NetBeans IDE 8 Cookbook by David Salter and Rhawi Dantas, Packt Publishing Book Review

Every developer should eventually master at least one IDE. I know many who never bothered. And I do not say you are less productive using only Emacs or VIM. But at times you have to rely on support of a productivity tool. Yet, it seems nowadays it is not quite possible to imaging developing for an enterprise and not utilizing an IDE. Reason is there are so many kinds of projects, not working with an IDE makes even at times impossible to deliver on time. Luckily there is one such book that will help you master one of the best IDEs around: NetBeans. Backed by the well known Oracle Copr. with its roots originating in Xelfi editor a decade ago it became a mature and popular development environment. I must add the book luckily covers the freshly released (Fall 2014) version 8 of the NetBeans IDE.
So more on the book: it covers seemingly as wide range of topics as one can imagine (or not) using at any workplace, from installing the IDE and writing its plug-ins (modules) to using WebServices and JavaFX UI development.

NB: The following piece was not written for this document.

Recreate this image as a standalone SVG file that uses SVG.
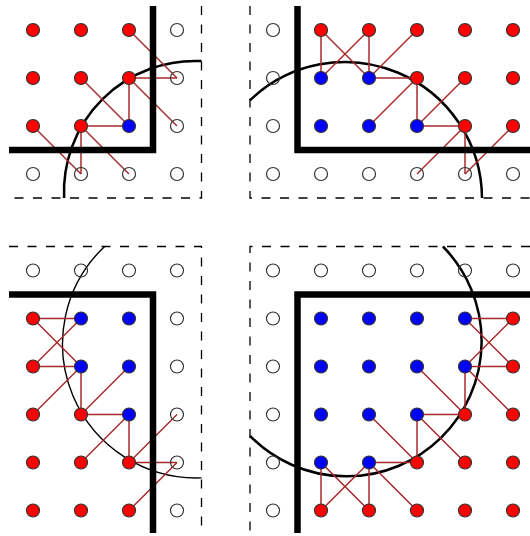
<svg xmlns="http://www.w3.org/2000/svg" width="530" height="536" viewBox="0 0 530 536">
<style>
.bg{fill:#fff}
.dash{fill:none;stroke:#000;stroke-width:1.3;stroke-dasharray:9 9.5}
.wall{fill:none;stroke:#000;stroke-width:6.5;stroke-linejoin:miter;stroke-linecap:butt}
.arc{fill:none;stroke:#000;stroke-width:2.5}
.arc.thin{stroke-width:1.4}
#connectors line{stroke:#a82828;stroke-width:1.5}
circle{stroke:#333;stroke-width:1.2}
.r circle{fill:#f00}
.b circle{fill:#00f}
.o circle{fill:none}
</style>
<rect class="bg" width="530" height="536"/>
<!-- dashed boundaries -->
<path class="dash" d="M201.5,6 V198 H9"/>
<path class="dash" d="M250,6 V198 H530"/>
<path class="dash" d="M9,246.5 H201.5 V533"/>
<path class="dash" d="M530,246.5 H250 V533"/>
<!-- arcs -->
<path class="arc" d="M64.1,198 A131,131 0 0 1 201.5,61.1"/>
<path class="arc" d="M250,100.3 A137,137 0 0 1 482,198"/>
<path class="arc thin" d="M104.6,246.5 A134,134 0 0 0 201.5,477.9"/>
<path class="arc" d="M442.9,246.5 A135,135 0 1 1 250,435.9"/>
<g id="connectors">
<line x1="129" y1="30" x2="177" y2="78"/>
<line x1="129" y1="78" x2="177" y2="78"/>
<line x1="129" y1="78" x2="177" y2="126"/>
<line x1="129" y1="78" x2="129" y2="126"/>
<line x1="81" y1="78" x2="129" y2="126"/>
<line x1="81" y1="126" x2="129" y2="126"/>
<line x1="33" y1="126" x2="81" y2="174"/>
<line x1="81" y1="126" x2="81" y2="174"/>
<line x1="81" y1="126" x2="129" y2="174"/>
<line x1="321" y1="30" x2="321" y2="78"/>
<line x1="321" y1="30" x2="369" y2="78"/>
<line x1="369" y1="30" x2="321" y2="78"/>
<line x1="369" y1="30" x2="369" y2="78"/>
<line x1="417" y1="30" x2="369" y2="78"/>
<line x1="369" y1="78" x2="417" y2="78"/>
<line x1="417" y1="78" x2="369" y2="126"/>
<line x1="417" y1="78" x2="417" y2="126"/>
<line x1="465" y1="78" x2="417" y2="126"/>
<line x1="417" y1="126" x2="465" y2="126"/>
<line x1="465" y1="126" x2="417" y2="174"/>
<line x1="465" y1="126" x2="465" y2="174"/>
<line x1="513" y1="126" x2="465" y2="174"/>
<line x1="33" y1="318.5" x2="81" y2="318.5"/>
<line x1="33" y1="318.5" x2="81" y2="366.5"/>
<line x1="33" y1="366.5" x2="81" y2="318.5"/>
<line x1="33" y1="366.5" x2="81" y2="366.5"/>
<line x1="33" y1="414.5" x2="81" y2="366.5"/>
<line x1="81" y1="366.5" x2="81" y2="414.5"/>
<line x1="81" y1="414.5" x2="129" y2="366.5"/>
<line x1="81" y1="414.5" x2="129" y2="414.5"/>
<line x1="81" y1="462.5" x2="129" y2="414.5"/>
<line x1="129" y1="414.5" x2="129" y2="462.5"/>
<line x1="129" y1="462.5" x2="177" y2="414.5"/>
<line x1="129" y1="462.5" x2="177" y2="462.5"/>
<line x1="129" y1="510.5" x2="177" y2="462.5"/>
<line x1="465" y1="318.5" x2="513" y2="318.5"/>
<line x1="465" y1="318.5" x2="513" y2="366.5"/>
<line x1="465" y1="366.5" x2="513" y2="318.5"/>
<line x1="465" y1="366.5" x2="513" y2="366.5"/>
<line x1="465" y1="366.5" x2="465" y2="414.5"/>
<line x1="465" y1="366.5" x2="513" y2="414.5"/>
<line x1="417" y1="366.5" x2="465" y2="414.5"/>
<line x1="417" y1="414.5" x2="465" y2="414.5"/>
<line x1="417" y1="414.5" x2="417" y2="462.5"/>
<line x1="417" y1="414.5" x2="465" y2="462.5"/>
<line x1="369" y1="414.5" x2="417" y2="462.5"/>
<line x1="369" y1="462.5" x2="417" y2="462.5"/>
<line x1="369" y1="462.5" x2="369" y2="510.5"/>
<line x1="369" y1="462.5" x2="321" y2="510.5"/>
<line x1="369" y1="462.5" x2="417" y2="510.5"/>
<line x1="321" y1="462.5" x2="321" y2="510.5"/>
<line x1="321" y1="462.5" x2="369" y2="510.5"/>
</g>
<!-- walls -->
<path class="wall" d="M9,150 H153 V6"/>
<path class="wall" d="M297.5,6 V150 H530"/>
<path class="wall" d="M9,294.5 H153 V533"/>
<path class="wall" d="M530,294.5 H297.5 V533"/>
<!-- Quadrant 1 nodes -->
<g id="a11" class="r"><circle cx="33" cy="30" r="6.5"/></g>
<g id="a12" class="r"><circle cx="81" cy="30" r="6.5"/></g>
<g id="a13" class="r"><circle cx="129" cy="30" r="6.5"/></g>
<g id="a14" class="o"><circle cx="177" cy="30" r="6.5"/></g>
<g id="a21" class="r"><circle cx="33" cy="78" r="6.5"/></g>
<g id="a22" class="r"><circle cx="81" cy="78" r="6.5"/></g>
<g id="a23" class="r"><circle cx="129" cy="78" r="6.5"/></g>
<g id="a24" class="o"><circle cx="177" cy="78" r="6.5"/></g>
<g id="a31" class="r"><circle cx="33" cy="126" r="6.5"/></g>
<g id="a32" class="r"><circle cx="81" cy="126" r="6.5"/></g>
<g id="a33" class="b"><circle cx="129" cy="126" r="6.5"/></g>
<g id="a34" class="o"><circle cx="177" cy="126" r="6.5"/></g>
<g id="a41" class="o"><circle cx="33" cy="174" r="6.5"/></g>
<g id="a42" class="o"><circle cx="81" cy="174" r="6.5"/></g>
<g id="a43" class="o"><circle cx="129" cy="174" r="6.5"/></g>
<g id="a44" class="o"><circle cx="177" cy="174" r="6.5"/></g>
<!-- Quadrant 2 nodes -->
<g id="b11" class="o"><circle cx="273" cy="30" r="6.5"/></g>
<g id="b12" class="r"><circle cx="321" cy="30" r="6.5"/></g>
<g id="b13" class="r"><circle cx="369" cy="30" r="6.5"/></g>
<g id="b14" class="r"><circle cx="417" cy="30" r="6.5"/></g>
<g id="b15" class="r"><circle cx="465" cy="30" r="6.5"/></g>
<g id="b16" class="r"><circle cx="513" cy="30" r="6.5"/></g>
<g id="b21" class="o"><circle cx="273" cy="78" r="6.5"/></g>
<g id="b22" class="b"><circle cx="321" cy="78" r="6.5"/></g>
<g id="b23" class="b"><circle cx="369" cy="78" r="6.5"/></g>
<g id="b24" class="r"><circle cx="417" cy="78" r="6.5"/></g>
<g id="b25" class="r"><circle cx="465" cy="78" r="6.5"/></g>
<g id="b26" class="r"><circle cx="513" cy="78" r="6.5"/></g>
<g id="b31" class="o"><circle cx="273" cy="126" r="6.5"/></g>
<g id="b32" class="b"><circle cx="321" cy="126" r="6.5"/></g>
<g id="b33" class="b"><circle cx="369" cy="126" r="6.5"/></g>
<g id="b34" class="b"><circle cx="417" cy="126" r="6.5"/></g>
<g id="b35" class="r"><circle cx="465" cy="126" r="6.5"/></g>
<g id="b36" class="r"><circle cx="513" cy="126" r="6.5"/></g>
<g id="b41" class="o"><circle cx="273" cy="174" r="6.5"/></g>
<g id="b42" class="o"><circle cx="321" cy="174" r="6.5"/></g>
<g id="b43" class="o"><circle cx="369" cy="174" r="6.5"/></g>
<g id="b44" class="o"><circle cx="417" cy="174" r="6.5"/></g>
<g id="b45" class="o"><circle cx="465" cy="174" r="6.5"/></g>
<g id="b46" class="o"><circle cx="513" cy="174" r="6.5"/></g>
<!-- Quadrant 3 nodes -->
<g id="c11" class="o"><circle cx="33" cy="270.5" r="6.5"/></g>
<g id="c12" class="o"><circle cx="81" cy="270.5" r="6.5"/></g>
<g id="c13" class="o"><circle cx="129" cy="270.5" r="6.5"/></g>
<g id="c14" class="o"><circle cx="177" cy="270.5" r="6.5"/></g>
<g id="c21" class="r"><circle cx="33" cy="318.5" r="6.5"/></g>
<g id="c22" class="b"><circle cx="81" cy="318.5" r="6.5"/></g>
<g id="c23" class="b"><circle cx="129" cy="318.5" r="6.5"/></g>
<g id="c24" class="o"><circle cx="177" cy="318.5" r="6.5"/></g>
<g id="c31" class="r"><circle cx="33" cy="366.5" r="6.5"/></g>
<g id="c32" class="b"><circle cx="81" cy="366.5" r="6.5"/></g>
<g id="c33" class="b"><circle cx="129" cy="366.5" r="6.5"/></g>
<g id="c34" class="o"><circle cx="177" cy="366.5" r="6.5"/></g>
<g id="c41" class="r"><circle cx="33" cy="414.5" r="6.5"/></g>
<g id="c42" class="r"><circle cx="81" cy="414.5" r="6.5"/></g>
<g id="c43" class="b"><circle cx="129" cy="414.5" r="6.5"/></g>
<g id="c44" class="o"><circle cx="177" cy="414.5" r="6.5"/></g>
<g id="c51" class="r"><circle cx="33" cy="462.5" r="6.5"/></g>
<g id="c52" class="r"><circle cx="81" cy="462.5" r="6.5"/></g>
<g id="c53" class="r"><circle cx="129" cy="462.5" r="6.5"/></g>
<g id="c54" class="o"><circle cx="177" cy="462.5" r="6.5"/></g>
<g id="c61" class="r"><circle cx="33" cy="510.5" r="6.5"/></g>
<g id="c62" class="r"><circle cx="81" cy="510.5" r="6.5"/></g>
<g id="c63" class="r"><circle cx="129" cy="510.5" r="6.5"/></g>
<g id="c64" class="o"><circle cx="177" cy="510.5" r="6.5"/></g>
<!-- Quadrant 4 nodes -->
<g id="d11" class="o"><circle cx="273" cy="270.5" r="6.5"/></g>
<g id="d12" class="o"><circle cx="321" cy="270.5" r="6.5"/></g>
<g id="d13" class="o"><circle cx="369" cy="270.5" r="6.5"/></g>
<g id="d14" class="o"><circle cx="417" cy="270.5" r="6.5"/></g>
<g id="d15" class="o"><circle cx="465" cy="270.5" r="6.5"/></g>
<g id="d16" class="o"><circle cx="513" cy="270.5" r="6.5"/></g>
<g id="d21" class="o"><circle cx="273" cy="318.5" r="6.5"/></g>
<g id="d22" class="b"><circle cx="321" cy="318.5" r="6.5"/></g>
<g id="d23" class="b"><circle cx="369" cy="318.5" r="6.5"/></g>
<g id="d24" class="b"><circle cx="417" cy="318.5" r="6.5"/></g>
<g id="d25" class="b"><circle cx="465" cy="318.5" r="6.5"/></g>
<g id="d26" class="r"><circle cx="513" cy="318.5" r="6.5"/></g>
<g id="d31" class="o"><circle cx="273" cy="366.5" r="6.5"/></g>
<g id="d32" class="b"><circle cx="321" cy="366.5" r="6.5"/></g>
<g id="d33" class="b"><circle cx="369" cy="366.5" r="6.5"/></g>
<g id="d34" class="b"><circle cx="417" cy="366.5" r="6.5"/></g>
<g id="d35" class="b"><circle cx="465" cy="366.5" r="6.5"/></g>
<g id="d36" class="r"><circle cx="513" cy="366.5" r="6.5"/></g>
<g id="d41" class="o"><circle cx="273" cy="414.5" r="6.5"/></g>
<g id="d42" class="b"><circle cx="321" cy="414.5" r="6.5"/></g>
<g id="d43" class="b"><circle cx="369" cy="414.5" r="6.5"/></g>
<g id="d44" class="b"><circle cx="417" cy="414.5" r="6.5"/></g>
<g id="d45" class="r"><circle cx="465" cy="414.5" r="6.5"/></g>
<g id="d46" class="r"><circle cx="513" cy="414.5" r="6.5"/></g>
<g id="d51" class="o"><circle cx="273" cy="462.5" r="6.5"/></g>
<g id="d52" class="b"><circle cx="321" cy="462.5" r="6.5"/></g>
<g id="d53" class="b"><circle cx="369" cy="462.5" r="6.5"/></g>
<g id="d54" class="r"><circle cx="417" cy="462.5" r="6.5"/></g>
<g id="d55" class="r"><circle cx="465" cy="462.5" r="6.5"/></g>
<g id="d56" class="r"><circle cx="513" cy="462.5" r="6.5"/></g>
<g id="d61" class="o"><circle cx="273" cy="510.5" r="6.5"/></g>
<g id="d62" class="r"><circle cx="321" cy="510.5" r="6.5"/></g>
<g id="d63" class="r"><circle cx="369" cy="510.5" r="6.5"/></g>
<g id="d64" class="r"><circle cx="417" cy="510.5" r="6.5"/></g>
<g id="d65" class="r"><circle cx="465" cy="510.5" r="6.5"/></g>
<g id="d66" class="r"><circle cx="513" cy="510.5" r="6.5"/></g>
</svg>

And the material is covered very nicely by David and Rhawi. The book is easy to follow and repeat exercises. The book has plenty if high-res images and is so well structured it makes a come back very easy (I needed a few re-visits to accomplish a task or two). What I liked the most was working with the RESTfull services (not only fun, but it delivers a great automation examples). Testing and profiling was a great skill to learn, a very important aspect, too, not just fun. Version control was very useful and the authors covered a lot of ground and many providers (I only expected Git covered). The enterprise Java was a tad more difficult to grasp, but again having such great teachers it is not intimidating at all.
In short, my verdict is 5 out 5. It is a great book especially for students and those who depart from other IDEs. I must say I liked NetBeans very much, even though I clocked more hours using the Visual Studio and Eclipse.